Si la percepción es de inseguridad jurídica, el crecimiento económico se ralentiza; y si la percepción es de “castigo” a quien crea riqueza, esta se dificulta. Lo primero y más importante es pues dignificar la creación de riqueza. Premiar el esfuerzo y el compromiso en conseguirla; en mejorar la eficiencia; en investigar; en apostar por las nuevas tecnologías; en invertir en formación. Premiar la iniciativa y la toma de riesgo; premiar la emprendeduría. Integrar y comprometer a las empresas en el desarrollo de políticas sociales; en fomentar la acción y responsabilidad social; en promover empresas “sanas” y de “calidad”; en empresas que apuesten por políticas que reduzcan las desigualdades; socialmente responsables; por compañías capitalizadas que apuesten por el largo plazo, la estabilidad y el crecimiento, y no por el corto plazo y la especulación; empresas transparentes. Y todo en un contexto de libre competencia con reguladores independientes y profesionales que la garanticen. Se trata, por tanto, de una estrecha colaboración público-privada que facilite un marco social y económico atractivo para la creación de empresas y la contratación laboral. Un marco de equilibrio en el que los impuestos son imprescindibles para financiar una educación y sanidad de calidad; para redistribuir la riqueza con justicia y equidad. De nada sirven las políticas universales si sus usuarios no somos todos. Algo falla. Y eso es lo que hoy ocurre en gran parte de lo “público”. Público y privado no pueden estar en conflicto; han de convivir. Es lo que en Suecia denominan el capitalismo del bienestar y que yo prefiero identificar como economía de bien común o social de mercado.

Pero si ello es necesario, no es suficiente. En efecto; la segunda receta es una política de austeridad. Si existe una obligación constitucional de pagar impuestos, esta no se puede desvincular de su inevitable razón de ser: sufragar el gasto público; gasto que se ha de gestionar de forma exquisita en términos de eficiencia y eficacia y que requiere responder legalmente en caso de inversiones desproporcionadas, duplicidades, permanentes desviaciones presupuestarias, falta de justificación económica en la toma de decisiones y un largo etcétera que exige desburocratizar la Administración y profesionalizar su gestión abordando verdaderos “tabús” como el de la función pública y sus prerrogativas.
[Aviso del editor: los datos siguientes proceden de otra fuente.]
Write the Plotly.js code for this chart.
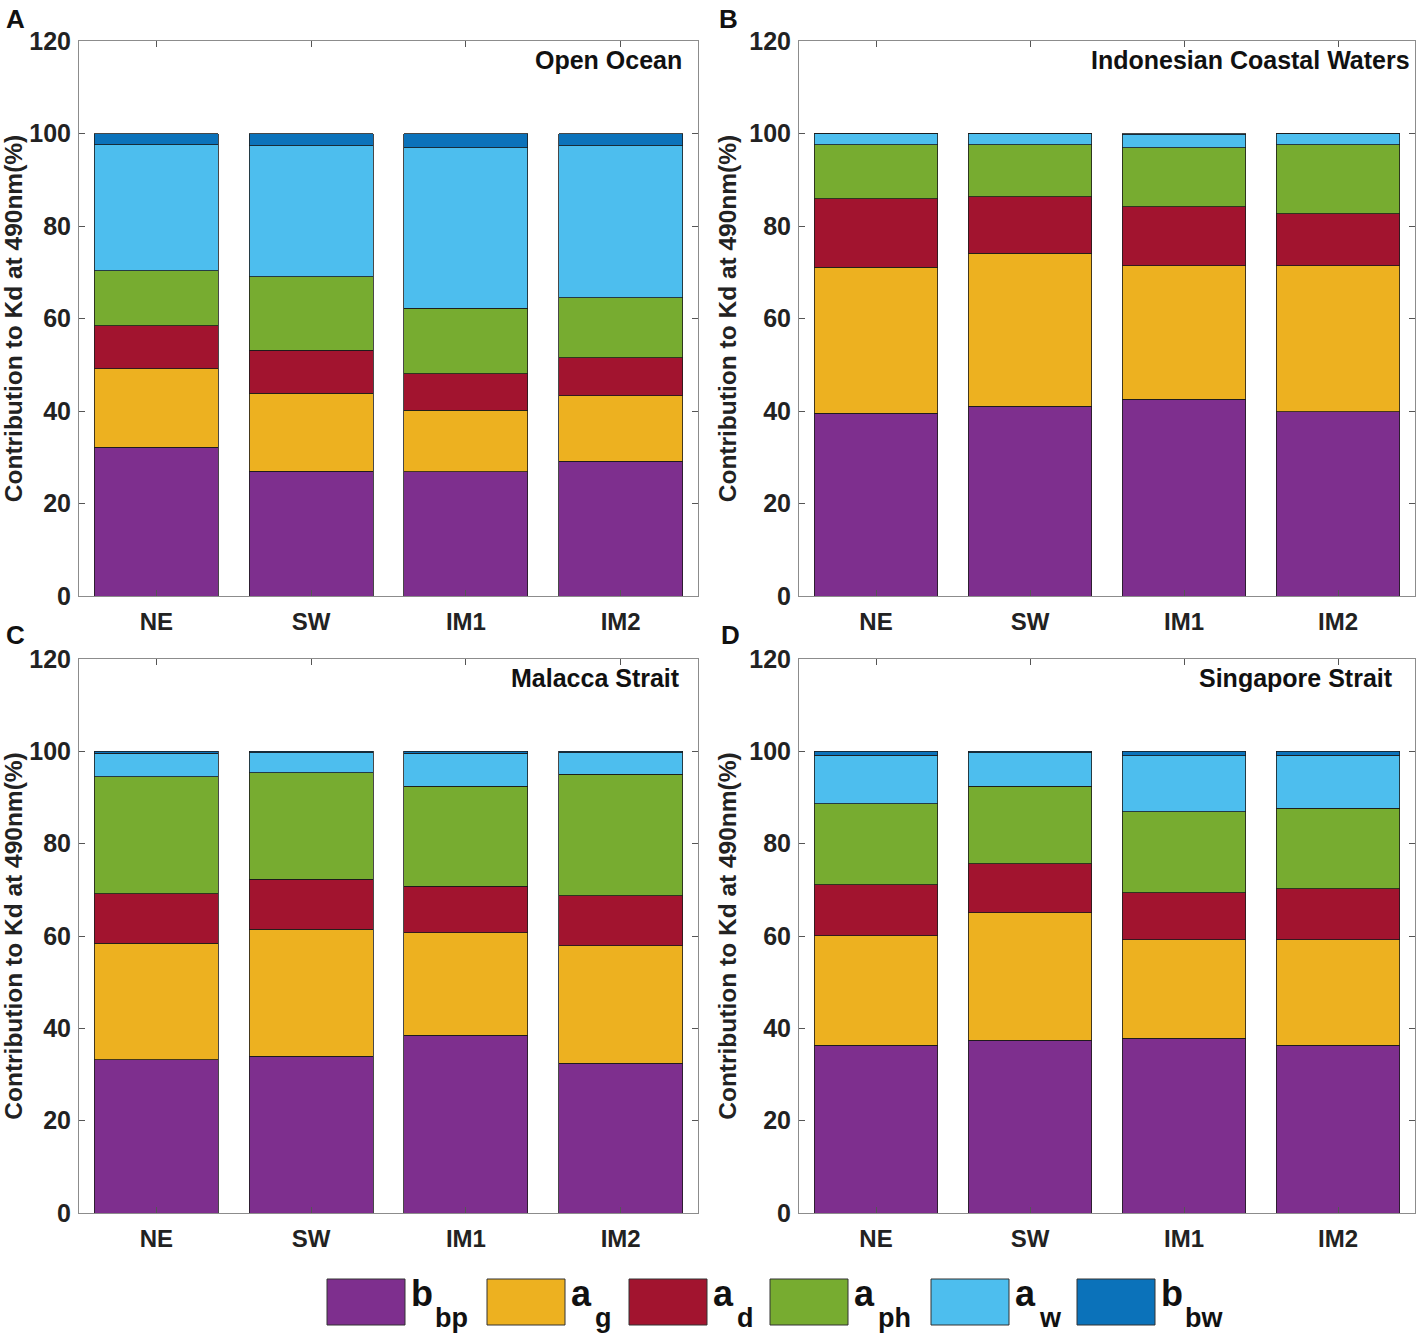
<!DOCTYPE html>
<html>
<head>
<meta charset="utf-8">
<script src="https://cdn.plot.ly/plotly-3.0.1.min.js"></script>
<style>html,body{margin:0;padding:0;background:#fff;}#chart{width:1417px;height:1338px;}</style>
</head>
<body>
<div id="chart"></div>
<script>
// ---- data ----
const categories = ['NE', 'SW', 'IM1', 'IM2'];
const componentMain = ['b', 'a', 'a', 'a', 'a', 'b'];
const componentSub = ['bp', 'g', 'd', 'ph', 'w', 'bw'];
const colors = ['#7E2F8E', '#EDB120', '#A2142F', '#77AC30', '#4DBEEE', '#0B72BA'];
const panelLetters = ['A', 'B', 'C', 'D'];
const panelTitles = ['Open Ocean', 'Indonesian Coastal Waters', 'Malacca Strait', 'Singapore Strait'];
// rows: bbp, ag, ad, aph, aw, bbw ; columns: NE, SW, IM1, IM2
const openOcean = [
  [32.2, 27.0, 26.9, 29.1],
  [16.9, 16.8, 13.3, 14.2],
  [9.3, 9.3, 7.9, 8.2],
  [11.9, 15.9, 14.1, 13.0],
  [27.3, 28.4, 34.7, 32.8],
  [2.4, 2.6, 3.1, 2.7]
];
const indonesianCoastal = [
  [39.5, 41.0, 42.5, 39.8],
  [31.6, 33.1, 28.9, 31.6],
  [14.8, 12.2, 12.8, 11.2],
  [11.7, 11.3, 12.7, 15.0],
  [2.3, 2.3, 2.8, 2.3],
  [0.1, 0.1, 0.3, 0.1]
];
const malaccaStrait = [
  [33.2, 34.0, 38.5, 32.4],
  [25.2, 27.5, 22.2, 25.5],
  [10.7, 10.8, 10.1, 10.8],
  [25.4, 23.1, 21.6, 26.3],
  [5.1, 4.3, 7.2, 4.7],
  [0.4, 0.3, 0.4, 0.3]
];
const singaporeStrait = [
  [36.3, 37.4, 37.9, 36.3],
  [23.8, 27.6, 21.3, 22.9],
  [11.0, 10.7, 10.2, 11.0],
  [17.5, 16.7, 17.5, 17.5],
  [10.6, 7.3, 12.1, 11.5],
  [0.8, 0.3, 1.0, 0.8]
];
const yTicks = [0, 20, 40, 60, 80, 100, 120];
const yTitle = 'Contribution to Kd at 490nm(%)';

// ---- layout helpers ----
const W = 1417, H = 1338;
const px = x => x / W;
const py = y => 1 - y / H;
const panels = [openOcean, indonesianCoastal, malaccaStrait, singaporeStrait];
const xDom = [[px(79), px(698)], [px(799), px(1415)], [px(79), px(698)], [px(799), px(1415)]];
const yDom = [[py(596), py(41)], [py(596), py(41)], [py(1213), py(659)], [py(1213), py(659)]];
const font = 'Liberation Sans, Arial, sans-serif';
const labels = componentMain.map((m, i) => m + '<sub>' + componentSub[i] + '</sub>');

const traces = [];
panels.forEach((data, p) => {
  const sfx = p === 0 ? '' : String(p + 1);
  data.forEach((vals, c) => {
    traces.push({
      type: 'bar',
      x: categories,
      y: vals,
      xaxis: 'x' + sfx,
      yaxis: 'y' + sfx,
      name: labels[c],
      marker: {color: colors[c], line: {color: '#1a1a1a', width: 0.8}},
      showlegend: false,
      hoverinfo: 'x+y+name'
    });
  });
});

const layout = {
  width: W, height: H,
  margin: {l: 0, r: 0, t: 0, b: 0, autoexpand: false},
  paper_bgcolor: '#fff', plot_bgcolor: '#fff',
  barmode: 'stack', bargap: 0.2,
  showlegend: false,
  font: {family: font, color: '#222'},
  annotations: [], shapes: []
};

for (let p = 0; p < 4; p++) {
  const sfx = p === 0 ? '' : String(p + 1);
  layout['xaxis' + sfx] = {
    domain: xDom[p], anchor: 'y' + sfx, type: 'category', range: [-0.5, 3.5],
    showline: true, linecolor: '#8c8c8c', linewidth: 1, mirror: 'ticks',
    ticks: 'inside', ticklen: 6, tickcolor: '#555', showgrid: false, zeroline: false,
    tickfont: {family: font, size: 24, weight: 'bold', color: '#222'},
    ticklabelstandoff: 4, fixedrange: true
  };
  layout['yaxis' + sfx] = {
    domain: yDom[p], anchor: 'x' + sfx, range: [0, 120],
    tickvals: yTicks, ticktext: yTicks.map(String),
    showline: true, linecolor: '#8c8c8c', linewidth: 1, mirror: 'ticks',
    ticks: 'inside', ticklen: 6, tickcolor: '#555', showgrid: false, zeroline: false,
    tickfont: {family: font, size: 25, weight: 'bold', color: '#222'},
    ticklabelstandoff: 2,
    title: {text: yTitle, font: {family: font, size: 24.5, weight: 'bold', color: '#222'}, standoff: 5},
    fixedrange: true
  };
}

// panel letters
const letterPos = [[4, 2], [717, 2], [4, 618], [719, 618]];
letterPos.forEach((pos, i) => {
  layout.annotations.push({
    text: panelLetters[i], xref: 'paper', yref: 'paper', x: px(pos[0]), y: py(pos[1]),
    xanchor: 'left', yanchor: 'top', showarrow: false,
    font: {family: font, size: 26, weight: 'bold', color: '#111'}
  });
});
// panel titles (inside, top-right)
const titlePos = [[684, 60], [1412, 60], [682, 678], [1395, 678]];
titlePos.forEach((pos, i) => {
  layout.annotations.push({
    text: panelTitles[i], xref: 'paper', yref: 'paper', x: px(pos[0]), y: py(pos[1]),
    xanchor: 'right', yanchor: 'middle', showarrow: false,
    font: {family: font, size: 25, weight: 'bold', color: '#111'}
  });
});

// custom legend: swatch + main letter + lowered subscript
const legBoxes = [[327, 405], [487, 565], [629, 707], [770, 848], [931, 1009], [1077, 1155]];
legBoxes.forEach((b, i) => {
  layout.shapes.push({
    type: 'rect', xref: 'paper', yref: 'paper',
    x0: px(b[0]), x1: px(b[1]), y0: py(1325), y1: py(1279),
    fillcolor: colors[i], line: {color: '#333', width: 1}
  });
  layout.annotations.push({
    text: componentMain[i],
    xref: 'paper', yref: 'paper', x: px(b[1] + 4), y: py(1271),
    xanchor: 'left', yanchor: 'top', showarrow: false,
    font: {family: font, size: 36, weight: 'bold', color: '#111'}
  });
  layout.annotations.push({
    text: componentSub[i],
    xref: 'paper', yref: 'paper', x: px(b[1] + 28), y: py(1301),
    xanchor: 'left', yanchor: 'top', showarrow: false,
    font: {family: font, size: 27, weight: 'bold', color: '#111'}
  });
});

Plotly.newPlot('chart', traces, layout, {displayModeBar: false, staticPlot: true});
</script>
</body>
</html>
La Administración Pública requiere de una profunda reforma que incluye, también, la de su relación con el ciudadano. Austeridad, decíamos, que exige transparencia y ejemplaridad. Transparencia en la gestión; en los costes de los servicios públicos; en el esfuerzo fiscal; en la pública valoración de las políticas públicas y en su retorno social y económico; en su eficiencia.

En este contexto, la tercera receta es un sistema tributario que se perciba como justo; en el que los impuestos no se perciban como un castigo, sino como una obligación cívica; como un ejercicio de solidaridad basado en una justa, razonable y equitativa redistribución de la riqueza cuyo éxito no reside tanto en la progresividad sino en aplicar políticas sociales redistributivas destinadas a reducir las desigualdades sociales; la pobreza; los supuestos de exclusión social. Un sistema sencillo y sin privilegios; pero también un marco jurídico inflexible con las irresponsabilidades, incluidas las empresariales, en el que el centro de atención sea la persona y su desarrollo. Un marco que no subvencione lo deficitario, sino que promueva el crecimiento personal, social, ético y responsable; en el que los derechos exigen sus correlativas obligaciones; en el que el Estado es el árbitro, pero no el juez; en el que se erradique la cultura de lo gratuito y se visualicen y acepten los impuestos.

Esto, que es posible, exige no centrarse en el corto plazo y tomar decisiones estratégicas, tal vez impopulares, y con resultados a medio y largo; tener perspectiva y apostar por aquello del “interés general”. Requiere valentía, responsabilidad, firmeza y liderazgo, sin olvidar sus efectos colaterales: reforma educativa, redefinición de lo “público”, reforma de la justicia, priorizar políticas, y un largo etcétera. La opción, el populismo cortoplacista y su eterno enfrentamiento con la riqueza. La alternativa, riqueza, austeridad, y redistribución.